Mutação no vírus da hepatite C pode favorecer surgimento de câncer no fígado
Por Isadora Marinho/ Comunicação – Instituto Oswaldo Cruz
Estudo identificou pela primeira vez a recorrência de mutação no vírus da hepatite C em pacientes brasileiros e pode ser um novo marcador precoce de câncer de fígado
Meio milhão de pessoas são diagnosticadas com câncer de fígado – hepatocarcinoma – todos os anos no mundo, segundo a Organização Mundial da Saúde (OMS). No entanto, cerca de 80% delas, a despeito da distância geográfica, cultural e genética que as separam, têm algo em comum: apresentam hepatite viral crônica, causada pela persistência da infecção pelos vírus das hepatites B ou C. No entanto, os fatores virológicos relacionados ao desenvolvimento do câncer de fígado ainda não estão esclarecidos. Dispostos a investigar esta relação, pesquisadores do Instituto Oswaldo Cruz (IOC/Fiocruz) e do Hospital Universitário Clementino Fraga Filho (HUCFF/UFRJ) estudaram pacientes crônicos com e sem câncer de fígado. O estudo apontou pela primeira vez a recorrência de uma mutação no vírus da hepatite C (HCV) em pacientes brasileiros, que pode ser usada para predizer o desenvolvimento deste câncer.
A pesquisa, publicada na revista científica Journal of Medical Virology, analisou 106 pacientes infectados com o HCV. A mutação, denominada R70Q, foi identificada no grupo de pessoas que também apresentavam câncer de fígado.

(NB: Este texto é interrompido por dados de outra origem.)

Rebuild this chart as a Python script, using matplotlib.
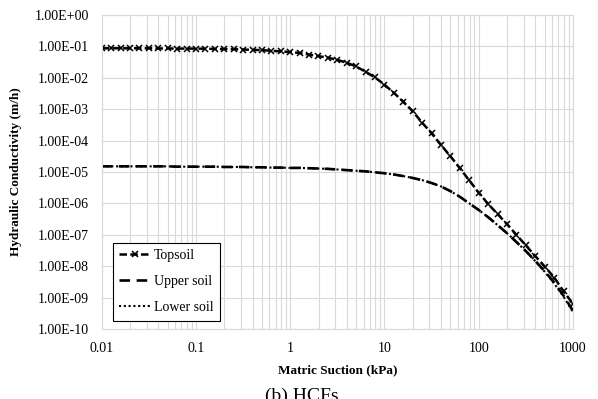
import numpy as np
import matplotlib.pyplot as plt
from matplotlib.ticker import FixedLocator, FuncFormatter, LogLocator, NullFormatter

plt.rcParams['font.family'] = ['Liberation Serif', 'DejaVu Serif']

# matric suction (kPa), log-spaced, 10 points per decade
suction = 10 ** np.round(np.arange(-2.0, 3.01, 0.1), 1)

# -log10 of hydraulic conductivity (m/h)
topsoil_nlog = [1.06, 1.06, 1.06, 1.06, 1.06, 1.06, 1.065, 1.065, 1.07, 1.07,
                1.07, 1.075, 1.08, 1.085, 1.09, 1.10, 1.11, 1.12, 1.14, 1.16,
                1.18, 1.21, 1.26, 1.31, 1.36, 1.43, 1.52, 1.64, 1.81, 1.99,
                2.22, 2.48, 2.76, 3.07, 3.43, 3.77, 4.14, 4.50, 4.88, 5.27,
                5.66, 6.02, 6.34, 6.66, 7.00, 7.34, 7.68, 8.01, 8.36, 8.80,
                9.20]
upper_nlog = [4.82, 4.82, 4.82, 4.82, 4.82, 4.82, 4.82, 4.82, 4.83, 4.83,
              4.83, 4.83, 4.83, 4.84, 4.84, 4.84, 4.85, 4.85, 4.86, 4.86,
              4.87, 4.87, 4.88, 4.89, 4.90, 4.92, 4.94, 4.96, 4.98, 5.01,
              5.04, 5.08, 5.13, 5.19, 5.26, 5.35, 5.46, 5.61, 5.79, 6.00,
              6.21, 6.44, 6.69, 6.95, 7.23, 7.52, 7.83, 8.16, 8.52, 8.94,
              9.42]
lower_nlog = [4.82, 4.82, 4.82, 4.82, 4.82, 4.82, 4.82, 4.82, 4.83, 4.83,
              4.83, 4.83, 4.83, 4.84, 4.84, 4.84, 4.85, 4.85, 4.86, 4.86,
              4.87, 4.87, 4.88, 4.89, 4.90, 4.92, 4.94, 4.96, 4.98, 5.01,
              5.04, 5.08, 5.13, 5.19, 5.26, 5.35, 5.46, 5.61, 5.79, 6.00,
              6.21, 6.44, 6.69, 6.95, 7.23, 7.52, 7.84, 8.18, 8.55, 8.97,
              9.46]

topsoil = 10 ** -np.array(topsoil_nlog)
upper = 10 ** -np.array(upper_nlog)
lower = 10 ** -np.array(lower_nlog)

x_ticks = [0.01, 0.1, 1, 10, 100, 1000]
x_labels = ['0.01', '0.1', '1', '10', '100', '1000']
y_ticks = [10.0 ** k for k in range(-10, 1)]

fig = plt.figure(figsize=(5.98, 3.99), dpi=100)
ax = fig.add_axes([101.7 / 598, 1 - 329 / 399, (573 - 101.7) / 598, (329 - 15) / 399])

ax.plot(suction, topsoil, color='black', ls=(0, (3, 1.3)), lw=1.8,
        marker='x', ms=4.5, mew=1.1, label='Topsoil')
ax.plot(suction, upper, color='black', ls=(0, (4, 2.5)), lw=1.9, label='Upper soil')
ax.plot(suction, lower, color='black', ls=(0, (1, 1.3)), lw=1.5, label='Lower soil')

ax.set_xscale('log')
ax.set_yscale('log')
ax.set_xlim(0.01, 1000)
ax.set_ylim(1e-10, 1)

ax.xaxis.set_major_locator(FixedLocator(x_ticks))
ax.xaxis.set_major_formatter(FuncFormatter(lambda v, p: x_labels[x_ticks.index(v)] if v in x_ticks else ''))
ax.xaxis.set_minor_locator(LogLocator(base=10, subs=np.arange(2, 10)))
ax.xaxis.set_minor_formatter(NullFormatter())
ax.yaxis.set_major_locator(FixedLocator(y_ticks))
ax.yaxis.set_major_formatter(FuncFormatter(lambda v, p: '%.2E' % v))
ax.yaxis.set_minor_locator(FixedLocator([]))

ax.grid(True, which='major', color='#d9d9d9', lw=0.8)
ax.grid(True, which='minor', axis='x', color='#d9d9d9', lw=0.8)
ax.set_axisbelow(True)
for s in ax.spines.values():
    s.set_color('#d9d9d9')
    s.set_linewidth(0.8)
ax.tick_params(which='both', length=0, labelsize=10, colors='black')
ax.tick_params(axis='x', pad=9)
ax.tick_params(axis='y', pad=9)

ax.set_xlabel('Matric Suction (kPa)', fontsize=9.5, fontweight='bold', labelpad=7)
ax.set_ylabel('Hydraulic Conductivity (m/h)', fontsize=9.5, fontweight='bold', labelpad=9)

leg = ax.legend(loc='lower left', bbox_to_anchor=(0.023, 0.027), fontsize=10,
                frameon=True, fancybox=False, edgecolor='black', framealpha=1,
                handlelength=2.3, handletextpad=0.25, borderpad=0.45,
                borderaxespad=0, labelspacing=0.95)
leg.get_frame().set_linewidth(0.8)

fig.text(302 / 598, 1 - 388 / 399, '(b) HCFs', ha='center', va='top', fontsize=14)

fig.savefig('out.png', dpi=100)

Dentre os pacientes infectados com o genótipo 1b do vírus, tal mutação foi encontrada em mais de 50% dos pacientes com cirrose, estágio da doença que precede o surgimento do câncer, e com câncer. Já dentre pacientes sem câncer e sem cirrose, menos de 10% apresentavam a mutação. O estudo, desenvolvido pelo Laboratório de Virologia Molecular do IOC, é parte da dissertação de mestrado defendida por Oscar Rafael Carmo Araújo, atual doutorando do Programa de Pós-graduação em Biologia Parasitária do Instituto.
Marcador precoce de câncer
De acordo com a pesquisadora Natalia Motta de Araujo, coordenadora do estudo, a mesma mutação já havia sido identificada no Japão – no entanto, esta é a primeira vez em que é identificada em cepas do vírus que circulam no Brasil. “A hepatite C é a principal causa de hepatocarcinoma nestes dois países. Pesquisas anteriores apontaram que a infecção crônica pelo HCV é responsável por 54% dos casos deste câncer no Brasil”, diz.
Natalia espera que os achados ajudem, em um futuro próximo, a identificar entre os pacientes crônicos da hepatite C quais possuem riscos de desenvolver cirrose e câncer, contribuindo, assim, para o acompanhamento rigoroso dos pacientes. “Para verificar a presença da mutação, basta isolar o vírus da amostra de sangue e realizar seu sequenciamento genético. Embora um número limitado de laboratórios no Brasil esteja equipado com a tecnologia necessária, descobertas como essa podem inspirar mudanças nos protocolos utilizados atualmente para o diagnóstico e tratamento dos pacientes”, afirma.
Próximos passos
Os benefícios poderiam ser impactantes: segundo a Cancer Research UK e a American Cancer Society, a cura do câncer de fígado ocorre em apenas 15% dos pacientes. Por ser uma doença de progresso rápido e silencioso, o diagnóstico do hepatocarcinoma costuma ser feito em um estágio avançado. Por esse motivo, trata-se da terceira causa mais frequente de mortalidade por câncer. Nos Estados Unidos, o câncer hepático em decorrência de hepatites virais é uma das causas de morte por câncer que mais vem crescendo nos últimos cinco anos.
Os próximos passos do estudo serão tema da tese de doutorado de Oscar, orientado por Natalia. Desta vez, o objetivo será avaliar fatores genéticos e epigenéticos do paciente e suas contribuições para o eventual desenvolvimento de câncer. “Na verdade, o desenvolvimento de câncer no fígado é resultado de um acúmulo de múltiplas condições negativas”, ressalta Natalia. Além da mutação identificada pelo grupo, podem influenciar, também, fatores como a carga viral, o estilo de vida do paciente e seu perfil imunológico, por exemplo.